With regard to any participation certificates heretofore issued by any trust company, secured by a trust deed or mortgage, the full legal title in the deed or mortgage and debt (referred to in this section as “security”) shall be held by the trust company issuing the certificates as trustee of an express trust, with all powers necessary to extend, renew, enforce, collect, and liquidate the same, acquire title to the property covered thereby either through foreclosure or by voluntary conveyance; manage, lease, sell (either for cash or upon deferred payments), exchange, or otherwise realize upon the security or property and distribute the net proceeds thereof.

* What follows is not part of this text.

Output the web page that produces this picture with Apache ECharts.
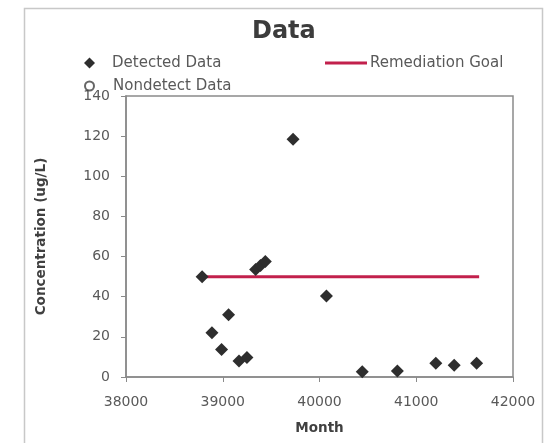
<!DOCTYPE html>
<html>
<head>
<meta charset="utf-8">
<script src="https://cdn.jsdelivr.net/npm/echarts@6/dist/echarts.min.js"></script>
<style>
html,body{margin:0;padding:0;background:#fff;}
#c{width:551px;height:443px;}
</style>
</head>
<body>
<div id="c"></div>
<script>
const detectedMonths = [38787, 38888, 38988, 39060, 39168, 39250, 39340, 39390, 39440, 39727, 40072, 40442, 40805, 41202, 41392, 41624];
const detectedValues = [50, 22, 13.7, 31, 8, 9.7, 53.5, 55.5, 57.5, 118.5, 40.3, 2.6, 3, 6.9, 5.9, 6.9];
const nondetectMonths = [];
const nondetectValues = [];
const goalMonths = [38787, 41650];
const goalValues = [50, 50];
const xTicks = [38000, 39000, 40000, 41000, 42000];
const yTicks = [0, 20, 40, 60, 80, 100, 120, 140];

const zip = (a, b) => a.map((v, i) => [v, b[i]]);
const FONT = 'DejaVu Sans';
const legendText = {fontFamily: FONT, fontSize: 15, color: '#595959', lineHeight: 18};
const chart = echarts.init(document.getElementById('c'), null, {renderer: 'canvas'});
chart.setOption({
  animation: false,
  backgroundColor: '#fff',
  graphic: [{
    type: 'rect', left: 22, top: 6, shape: {width: 518, height: 470},
    style: {fill: 'none', stroke: '#c8c8c8', lineWidth: 1.5}, silent: true
  }],
  title: {
    text: 'Data', left: 247, top: 15,
    textStyle: {fontFamily: FONT, fontSize: 24, fontWeight: 'bold', color: '#3c3c3c'}
  },
  legend: [
    {data: ['Detected Data'], left: 84, top: 54, padding: 0, icon: 'diamond', itemWidth: 11, itemHeight: 11,
     textStyle: Object.assign({}, legendText, {padding: [0, 0, 0, 12]})},
    {data: ['Nondetect Data'], left: 84, top: 77, padding: 0, icon: 'emptyCircle', itemWidth: 9, itemHeight: 9,
     textStyle: Object.assign({}, legendText, {padding: [0, 0, 0, 14]})},
    {data: ['Remediation Goal'], left: 325, top: 54, padding: 0, icon: 'rect', itemWidth: 42, itemHeight: 3,
     textStyle: Object.assign({}, legendText, {padding: [0, 0, 0, -2]})}
  ],
  grid: {left: 126, right: 38, top: 96, bottom: 66, show: true, borderColor: '#8a8a8a', borderWidth: 1.5, backgroundColor: '#fff'},
  xAxis: {
    type: 'value', min: xTicks[0], max: xTicks[xTicks.length - 1], interval: 1000,
    name: 'Month', nameLocation: 'middle', nameGap: 44,
    nameTextStyle: {fontFamily: FONT, fontSize: 13.5, fontWeight: 'bold', color: '#404040'},
    axisLine: {lineStyle: {color: '#8a8a8a', width: 1.5}},
    axisTick: {show: true, inside: false, length: 5, lineStyle: {color: '#8a8a8a'}},
    axisLabel: {fontFamily: FONT, fontSize: 14, color: '#595959', margin: 18, formatter: v => String(v)},
    splitLine: {show: false}
  },
  yAxis: {
    type: 'value', min: yTicks[0], max: yTicks[yTicks.length - 1], interval: 20,
    name: 'Concentration (ug/L)', nameLocation: 'middle', nameGap: 78,
    nameTextStyle: {fontFamily: FONT, fontSize: 13.5, fontWeight: 'bold', color: '#404040'},
    axisLine: {show: true, lineStyle: {color: '#8a8a8a', width: 1.5}},
    axisTick: {show: true, inside: false, length: 5, lineStyle: {color: '#8a8a8a'}},
    axisLabel: {fontFamily: FONT, fontSize: 14, color: '#595959', margin: 16},
    splitLine: {show: false}
  },
  series: [
    {name: 'Remediation Goal', type: 'line', data: zip(goalMonths, goalValues), symbol: 'none',
     lineStyle: {color: '#c2204c', width: 3}, itemStyle: {color: '#c2204c'}, z: 2},
    {name: 'Detected Data', type: 'scatter', data: zip(detectedMonths, detectedValues), symbol: 'diamond', symbolSize: 13,
     itemStyle: {color: '#2e2e2e', opacity: 1}, z: 3},
    {name: 'Nondetect Data', type: 'scatter', data: zip(nondetectMonths, nondetectValues), symbol: 'emptyCircle', symbolSize: 9,
     itemStyle: {color: '#404040', borderColor: '#404040', borderWidth: 1.5}, z: 3}
  ]
});
</script>
</body>
</html>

All sums so realized shall, as and when received by such trustee, after payment of its compensation and all costs, charges, and expenses, including brokers’ commissions and advances for taxes and assessments, incurred or made in connection with the protection, administration, and liquidation of the security or property, be distributed to the trusts or persons who are beneficiaries of the trust, as their interests may appear therein. The rights and interests therein of any such beneficiary failing to contribute on demand its or his pro rata of sums advanced, expended, or required by the trust company in the protection, administration, or liquidation of the trust shall be subject to a lien for all sums, with legal interest thereon advanced, expended, or required for any of such purposes by the trustee or by any other beneficiary of the trust.

The trust in such security or property shall continue in the trust company so long as any of the certificates are outstanding, irrespective of any distribution of the certificates from the trust in which the same are held.

The purpose of this section is to define and clarify the rights and obligations of trust companies and of all persons and trusts interested in participation certificates issued under any authority of law.

(Added by Stats. 2011, Ch. 243, Sec. 3. Effective January 1, 2012.)

FINFinancial Code - FIN4.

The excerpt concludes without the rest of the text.